Gary Bass shatters the myth that the history of humanitarian intervention began with Bill Clinton, or even Woodrow Wilson, and shows, instead, that there is a tangled international tradition, reaching back more than two hundred years, of confronting the suffering of innocent foreigners. Bass describes the political and cultural landscapes out of which these activists arose, as a newly emergent free press exposed Europeans and Americans to atrocities taking place beyond their shores and galvanized them to act. He brings alive a century of passionate advocacy in Britain, France, Russia, and the United States: the fight the British waged against the oppression of the Greeks in the 1820s, the huge uproar against a notorious massacre in Bulgaria in the 1870s, and the American campaign to stop the Armenian genocide in 1915. He tells the gripping stories of the activists themselves: Byron, Bentham, Madison, Gladstone, Dostoevsky, and Theodore Roosevelt among them.

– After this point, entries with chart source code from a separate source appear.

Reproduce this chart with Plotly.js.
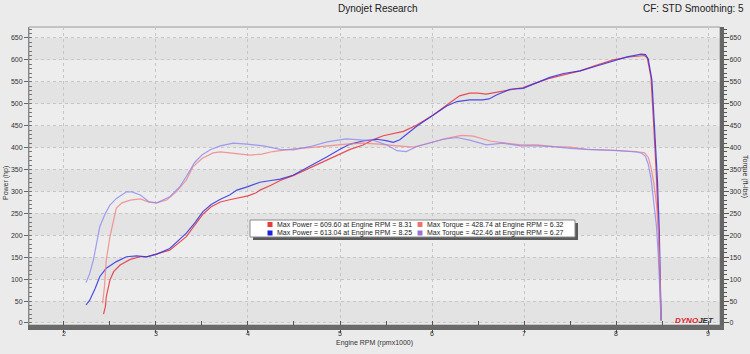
<!DOCTYPE html>
<html><head><meta charset="utf-8">
<script src="https://cdn.plot.ly/plotly-3.0.1.min.js"></script>
<style>html,body{margin:0;padding:0;background:#ebebeb;}#chart{width:750px;height:354px;}</style>
</head><body><div id="chart"></div>
<script>
// ---- data ----
const rpmPower1 = [2.43,2.45,2.46,2.50,2.54,2.61,2.72,2.83,2.90,3.01,3.15,3.33,3.42,3.51,3.60,3.70,3.80,3.88,4.00,4.09,4.13,4.25,4.35,4.49,4.67,4.86,5.00,5.11,5.25,5.35,5.47,5.58,5.69,5.83,6.01,6.16,6.30,6.41,6.50,6.59,6.74,6.85,6.99,7.14,7.28,7.43,7.61,7.79,7.97,8.12,8.22,8.31,8.34,8.38,8.41,8.44,8.46,8.48,8.49];
const hpPower1 = [20,37,60,98,117,132,145,151,151,157,166,197,222,248,265,276,281,284,290,297,303,314,325,336,353,372,385,396,406,417,427,432,437,451,474,497,518,524,524,522,528,533,537,548,558,566,575,588,600,606,608,610,604,560,450,330,215,100,5];

const rpmPower2 = [2.24,2.28,2.34,2.39,2.46,2.57,2.68,2.79,2.90,3.01,3.15,3.33,3.42,3.51,3.60,3.70,3.80,3.88,4.00,4.09,4.13,4.25,4.35,4.49,4.67,4.86,5.00,5.11,5.25,5.40,5.50,5.58,5.65,5.72,5.83,6.01,6.16,6.27,6.41,6.55,6.62,6.70,6.85,6.99,7.14,7.28,7.43,7.61,7.79,7.97,8.12,8.22,8.27,8.32,8.35,8.39,8.42,8.45,8.47,8.48,8.49];
const hpPower2 = [41,52,79,106,125,140,151,153,151,157,170,205,228,254,270,282,292,303,311,319,321,325,328,337,357,379,396,408,415,419,416,412,418,430,448,474,495,505,509,509,511,520,533,535,547,560,569,575,586,598,607,611,613,612,602,554,440,326,212,98,7];

const rpmTorque1 = [2.42,2.44,2.46,2.50,2.54,2.57,2.63,2.72,2.83,2.93,3.01,3.12,3.22,3.33,3.40,3.50,3.62,3.70,3.80,3.90,4.02,4.15,4.27,4.35,4.49,4.67,4.86,5.07,5.25,5.43,5.62,5.80,5.98,6.16,6.32,6.45,6.63,6.77,6.96,7.14,7.32,7.50,7.68,7.86,8.04,8.22,8.31,8.35,8.38,8.41,8.44,8.46,8.48,8.49];
const tqTorque1 = [45,83,144,197,235,262,274,280,283,275,274,281,299,326,356,375,388,390,388,385,383,385,391,393,397,400,404,408,410,408,404,401,411,421,428,426,415,411,406,406,402,401,396,395,393,391,388,378,355,320,270,212,98,5];

const rpmTorque2 = [2.24,2.28,2.32,2.36,2.39,2.45,2.50,2.57,2.68,2.74,2.83,2.92,3.01,3.15,3.26,3.33,3.42,3.50,3.59,3.70,3.84,3.99,4.17,4.35,4.49,4.67,4.86,5.07,5.25,5.36,5.51,5.62,5.72,5.83,5.98,6.12,6.27,6.41,6.59,6.77,6.96,7.14,7.32,7.50,7.68,7.86,8.04,8.22,8.28,8.32,8.35,8.38,8.41,8.44,8.46,8.48,8.49];
const tqTorque2 = [92,113,144,189,220,250,269,284,299,299,292,277,274,288,311,334,366,383,395,404,410,408,404,396,395,402,413,420,417,417,406,393,391,402,411,419,423,417,406,410,404,404,402,398,396,395,393,390,387,380,362,330,280,220,150,60,5];

const legendLabels = [
  "Max Power = 609.60 at Engine RPM = 8.31",
  "Max Torque = 428.74 at Engine RPM = 6.32",
  "Max Power = 613.04 at Engine RPM = 8.25",
  "Max Torque = 422.46 at Engine RPM = 6.27"
];
const xTicks = [2,3,4,5,6,7,8,9];

// ---- styling / layout ----
const FONT = "'Liberation Sans','Arial',sans-serif";
const colRed = 'rgba(232,52,56,0.85)';
const colBlue = 'rgba(48,48,228,0.85)';
const colLRed = 'rgba(242,128,130,0.8)';
const colPurple = 'rgba(140,135,240,0.8)';

const traces = [
  {x: rpmTorque1, y: tqTorque1, mode:'lines', line:{color:colLRed, width:1.2}, yaxis:'y2', hoverinfo:'skip'},
  {x: rpmTorque2, y: tqTorque2, mode:'lines', line:{color:colPurple, width:1.2}, yaxis:'y2', hoverinfo:'skip'},
  {x: rpmPower1, y: hpPower1, mode:'lines', line:{color:colRed, width:1.2}, hoverinfo:'skip'},
  {x: rpmPower2, y: hpPower2, mode:'lines', line:{color:colBlue, width:1.2}, hoverinfo:'skip'}
];

const L = 29, R = 30, T = 27, B = 29, W = 750, H = 354;
const PW = W - L - R, PH = H - T - B;
const px = v => (v - L) / PW;
const py = v => (H - B - v) / PH;
const yr = [-4.6, 675];

const shapes = [];
for (let b = 0; b < 650; b += 100) {
  shapes.push({type:'rect', xref:'paper', yref:'y', x0:0, x1:1, y0:b, y1:b+50, fillcolor:'rgba(0,0,0,0.04)', line:{width:0}, layer:'below'});
}
shapes.push({type:'rect', xref:'paper', yref:'paper', x0:0, x1:1, y0:0, y1:1, line:{color:'#9a9a9a', width:1}, layer:'below'});
shapes.push({type:'rect', xref:'paper', yref:'paper', x0:px(253), x1:px(578), y0:py(240), y1:py(223), fillcolor:'#5a5a5a', line:{width:0}});
shapes.push({type:'rect', xref:'paper', yref:'paper', x0:px(250), x1:px(575), y0:py(237), y1:py(220), fillcolor:'#ffffff', line:{color:'#8a8a8a', width:1}});
const sqCols = ['#e63c3c','#ee7272','#1f1fdc','#9a70d4'];
const sqX = [270, 420, 270, 420];
const sqY = [224.5, 224.5, 233, 233];
for (let i = 0; i < 4; i++) {
  shapes.push({type:'rect', xref:'paper', yref:'paper', x0:px(sqX[i]-2.5), x1:px(sqX[i]+2.5), y0:py(sqY[i]+2.5), y1:py(sqY[i]-2.5), fillcolor:sqCols[i], line:{width:0}});
}

const annotations = [];
for (let i = 0; i < 4; i++) {
  annotations.push({xref:'paper', yref:'paper', x:px(sqX[i]+4.5), y:py(sqY[i]), xanchor:'left', yanchor:'middle', showarrow:false, text:legendLabels[i], font:{family:FONT, size:7, color:'#222'}});
}
annotations.push({xref:'paper', yref:'paper', x:px(377), y:py(9), xanchor:'center', yanchor:'middle', showarrow:false, text:'Dynojet Research', font:{family:FONT, size:10, color:'#222'}});
annotations.push({xref:'paper', yref:'paper', x:px(746), y:py(9), xanchor:'right', yanchor:'middle', showarrow:false, text:'CF: STD Smoothing: 5', font:{family:FONT, size:10, color:'#222'}});
annotations.push({xref:'paper', yref:'paper', x:px(6), y:py(183), xanchor:'center', yanchor:'middle', textangle:-90, showarrow:false, text:'Power (hp)', font:{family:FONT, size:7, color:'#333'}});
annotations.push({xref:'paper', yref:'paper', x:px(745), y:py(176), xanchor:'center', yanchor:'middle', textangle:90, showarrow:false, text:'Torque (ft-lbs)', font:{family:FONT, size:7, color:'#333'}});
annotations.push({xref:'paper', yref:'paper', x:px(374), y:py(343), xanchor:'center', yanchor:'middle', showarrow:false, text:'Engine RPM (rpmx1000)', font:{family:FONT, size:7, color:'#333'}});
annotations.push({xref:'paper', yref:'paper', x:px(716), y:py(320.5), xanchor:'right', yanchor:'middle', showarrow:false, text:'<b><i><span style="color:#e0202a">DYNO</span><span style="color:#333">JET</span></i></b>', font:{family:FONT, size:8}});

const tickFont = {family:FONT, size:7, color:'#333'};
const layout = {
  width: W, height: H,
  margin: {l:L, r:R, t:T, b:B, pad:0},
  paper_bgcolor: '#ebebeb',
  plot_bgcolor: '#ededed',
  showlegend: false,
  xaxis: {
    range:[1.62, 9.13], tickvals: xTicks, ticktext: xTicks.map(String), tickfont: tickFont,
    ticks:'outside', ticklen:3, tickcolor:'#555', ticklabelstandoff:-5,
    minor:{dtick:0.5, tick0:0, ticks:'inside', ticklen:4, tickcolor:'#555', showgrid:false},
    showgrid:true, gridcolor:'#c6c6c6', griddash:'dot', gridwidth:1,
    showline:true, linecolor:'#6a6a6a', linewidth:5, zeroline:false
  },
  yaxis: {
    range: yr, tick0:0, dtick:50, tickfont: tickFont,
    ticks:'outside', ticklen:4, tickcolor:'#666',
    minor:{dtick:10, tick0:0, ticks:'inside', ticklen:3, tickcolor:'#777', showgrid:false},
    showgrid:true, gridcolor:'#c6c6c6', griddash:'dot', gridwidth:1,
    showline:true, linecolor:'#888', linewidth:1, zeroline:false
  },
  yaxis2: {
    range: yr, tick0:0, dtick:50, tickfont: tickFont, overlaying:'y', side:'right',
    ticks:'outside', ticklen:5, tickcolor:'#555', ticklabelstandoff:-1,
    minor:{dtick:10, tick0:0, ticks:'outside', ticklen:3, tickcolor:'#555', showgrid:false},
    showgrid:false, showline:true, linecolor:'#666', linewidth:4, zeroline:false
  },
  shapes: shapes,
  annotations: annotations
};

Plotly.newPlot('chart', traces, layout, {staticPlot:true, displayModeBar:false});
</script>
</body></html>
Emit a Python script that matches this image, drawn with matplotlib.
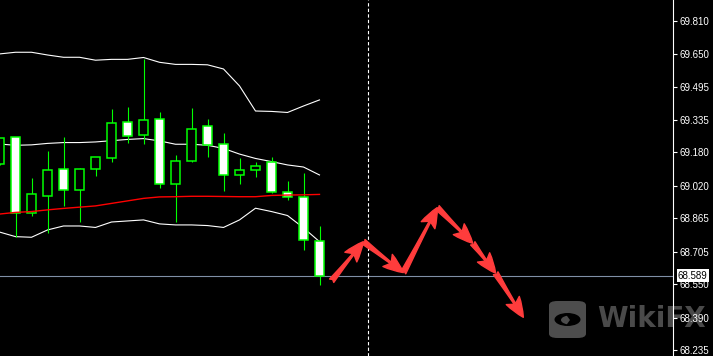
import matplotlib
matplotlib.use('Agg')
import matplotlib.pyplot as plt
from matplotlib.patches import Rectangle, FancyArrowPatch, FancyBboxPatch, Circle, Wedge

# candle data (bar index 0..20)
opens  = [69.123, 69.252, 68.889, 68.970, 69.099, 69.002, 69.099, 69.152, 69.324, 69.262, 69.338,
          69.028, 69.140, 69.305, 69.219, 69.071, 69.095, 69.133, 68.989, 68.965, 68.755]
highs  = [69.251, 69.252, 69.058, 69.187, 69.254, 69.105, 69.157, 69.388, 69.397, 69.627, 69.373,
          69.166, 69.392, 69.340, 69.273, 69.152, 69.136, 69.157, 69.043, 69.082, 68.828]
lows   = [69.120, 68.777, 68.877, 68.793, 68.925, 68.849, 69.069, 69.136, 69.227, 69.222, 69.011,
          68.849, 69.133, 69.157, 68.997, 69.030, 69.064, 68.987, 68.954, 68.715, 68.547]
closes = [69.248, 68.889, 68.980, 69.095, 69.002, 69.099, 69.157, 69.319, 69.257, 69.334, 69.028,
          69.138, 69.291, 69.214, 69.071, 69.095, 69.114, 68.989, 68.965, 68.760, 68.589]

# bollinger bands + red moving average
bb_upper = [69.651, 69.659, 69.659, 69.646, 69.635, 69.635, 69.621, 69.625, 69.625, 69.634, 69.611,
            69.601, 69.601, 69.599, 69.579, 69.498, 69.378, 69.376, 69.371, 69.402, 69.431]
bb_mid   = [69.220, 69.214, 69.216, 69.223, 69.227, 69.227, 69.230, 69.236, 69.242, 69.246, 69.235,
            69.219, 69.219, 69.214, 69.199, 69.172, 69.151, 69.136, 69.120, 69.110, 69.072]
bb_lower = [68.799, 68.777, 68.774, 68.809, 68.828, 68.828, 68.821, 68.847, 68.852, 68.857, 68.838,
            68.833, 68.833, 68.830, 68.821, 68.857, 68.913, 68.897, 68.878, 68.819, 68.753]
ma_red   = [68.885, 68.893, 68.897, 68.905, 68.912, 68.918, 68.924, 68.936, 68.948, 68.960, 68.967,
            68.968, 68.970, 68.970, 68.969, 68.968, 68.968, 68.974, 68.976, 68.977, 68.979]

# forecast arrows (bar index, price)
arrow_x = [20.76, 22.74, 25.24, 27.36, 29.58, 31.01, 32.74]
arrow_y = [68.566, 68.753, 68.605, 68.916, 68.745, 68.602, 68.391]

price_ticks = [68.235, 68.390, 68.550, 68.705, 68.865, 69.020, 69.180, 69.335, 69.495, 69.650, 69.810]
last_price = 68.589
vline_bar = 23

fig = plt.figure(figsize=(7.13, 3.56), dpi=100, facecolor='black')
ax = fig.add_axes([0, 0, 673/713, 1])
ax.set_facecolor('none')

# watermark (behind everything)
fig.text(597/713, 1 - 319/356, 'WikiFX', color='#4a4a4a', fontsize=20, fontweight='bold',
         ha='left', va='center', zorder=-5)
logo = FancyBboxPatch((549/713, 1 - 338/356), 37/713, 37/356, boxstyle='round,pad=0,rounding_size=0.012',
                      transform=fig.transFigure, fc='#4d4d4d', ec='none', zorder=-5)
fig.patches.append(logo)
fig.patches.append(Circle((567.5/713, 1 - 319.5/356), 13/713, transform=fig.transFigure,
                          fc='black', ec='none', zorder=-4))
fig.patches.append(Wedge((570/713, 1 - 320/356), 9/713, 110, 250, transform=fig.transFigure,
                         fc='#4d4d4d', ec='none', zorder=-3))

green = '#00ff00'
# wicks
ax.vlines(range(len(opens)), lows, highs, color=green, linewidth=0.8, zorder=3)
# bodies
for i in range(len(opens)):
    o, c = opens[i], closes[i]
    fc = 'white' if c < o else 'black'
    ax.add_patch(Rectangle((i - 0.31, min(o, c)), 0.62, max(abs(c - o), 0.0008),
                           fc=fc, ec=green, linewidth=1.1, zorder=4))

xs = range(len(bb_upper))
ax.plot(xs, bb_upper, color='white', linewidth=0.8, zorder=2)
ax.plot(xs, bb_mid, color='white', linewidth=0.8, zorder=2)
ax.plot(xs, bb_lower, color='white', linewidth=0.8, zorder=2)
ax.plot(xs, ma_red, color='#ff0000', linewidth=1.0, zorder=5)

# current price line + period separator
ax.axhline(last_price, color='#7f8fa6', linewidth=0.8, zorder=1)
ax.axvline(vline_bar, color='white', linewidth=0.8, linestyle=(0, (3, 2)), zorder=1)

for k in range(len(arrow_x) - 1):
    arr = FancyArrowPatch((arrow_x[k], arrow_y[k]), (arrow_x[k + 1], arrow_y[k + 1]),
                          arrowstyle='fancy,head_length=1.1,head_width=0.85,tail_width=0.3',
                          mutation_scale=13, color='#ff3c3c', shrinkA=0, shrinkB=0, zorder=6)
    ax.add_patch(arr)

ax.set_xlim(0.5/16, 673.5/16)
ax.set_ylim(68.206, 69.909)
ax.set_xticks([])
ax.yaxis.tick_right()
ax.set_yticks(price_ticks)
ax.set_yticklabels(['%.3f' % t for t in price_ticks], fontfamily='Liberation Sans')
ax.tick_params(axis='y', colors='white', direction='out', length=3, width=0.8, pad=2, labelsize=7)
for s in ['left', 'top', 'bottom']:
    ax.spines[s].set_visible(False)
ax.spines['right'].set_color('white')
ax.spines['right'].set_linewidth(0.8)

ax.annotate('%.3f' % last_price, xy=(1, last_price), xycoords=('axes fraction', 'data'),
            xytext=(5, 0), textcoords='offset pixels', ha='left', va='center',
            fontsize=7, fontfamily='Liberation Sans', color='black', annotation_clip=False,
            bbox=dict(boxstyle='square,pad=0.15', fc='white', ec='none'), zorder=10)

plt.savefig('out.png', dpi=100, facecolor='black')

Military missions in the name of human rights have always been dangerous undertakings. There has always been the risk of radical destabilization and the threatening blurring of imperial and humanitarian intentions. Yet Bass demonstrates that even in the imperialistic heyday of the nineteenth century, humanitarian ideals could play a significant role in shaping world politics. He argues that the failure of today's leading democracies to shoulder such responsibilities has led to catastrophes like those in Rwanda and Darfur—catastrophes that he maintains are neither inevitable nor traditional.

Timely and illuminating, Freedom's Battle challenges our assumptions about the history of morally motivated foreign policy, and sets out a path for reclaiming that inheritance with greater modesty and wisdom.